The center relies on banks, other financial institutions and civilians to report any suspected terrorist financing and money laundering.
When it comes to IS-Somalia, Somali authorities are fighting a multiheaded enemy. According to the United Nations, IS-Somalia generates more than $4 million a year from a variety of sources including extortion, illegal taxation, rustling, weapons trafficking, cryptocurrency, and even a digital form of hawala.
Until this year, all that money flowed through the hands of Abdiweli Mohamed Yusuf, IS-Somalia’s de facto treasurer. He was captured in Puntland in July.
Hawala is an informal system for transferring money from place to place without using international banking systems. It has a long history of being used by terrorists to move money without alerting law enforcement. Of all the methods of financing IS-Somalia’s operations, digital hawala is the newest. The system uses a mobile phone app, Sifalo Pay, rather than traditional human brokers on either end of the transaction.
“While convenient for millions of ordinary Somalis, this system has also been exploited by criminals and terrorist financiers,” the Horn Observer wrote recently.

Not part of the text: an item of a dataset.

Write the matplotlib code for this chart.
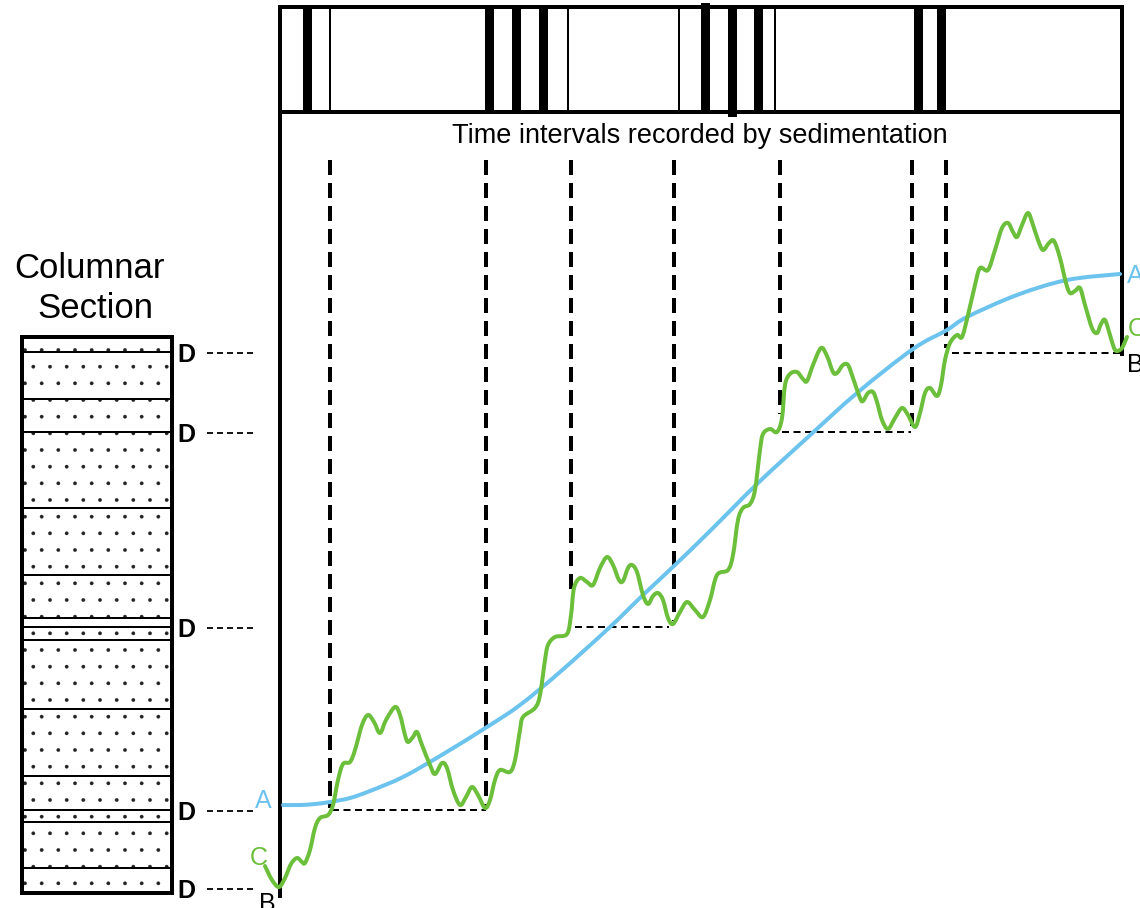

IS-Somalia’s digital hawala network came to light recently when security forces in Puntland drove IS fighters from their stronghold in the Cal Miskaad mountains at the northern tip of the country. In the caves where the fighters lived, Puntland authorities found a trove of material related to IS-Somalia’s financial operations. The group has become a key player in the Islamic State’s international funding stream that fuels terror groups across Africa. During their investigation, Puntland authorities learned that IS had ordered its operatives in Djibouti, Ethiopia and Somalia to use Sifalo Pay to launder millions of dollars in less than six months.
The fight against IS-Somalia’s financial operations extends beyond Somalia’s borders. In August, the National Bank of Ethiopia identified four other apps that it believes have become tools for IS-Somalia and other terror groups to move money. The bank urged its customers to stop using those apps out of concern that they could be targeted as potential terrorists and their money confiscated. Sending or receiving money through unlicensed providers is illegal under Ethiopian law.
“The public is strongly urged to remit funds exclusively through these licensed institutions to ensure security, compliance, and protection from legal consequences,” the bank said.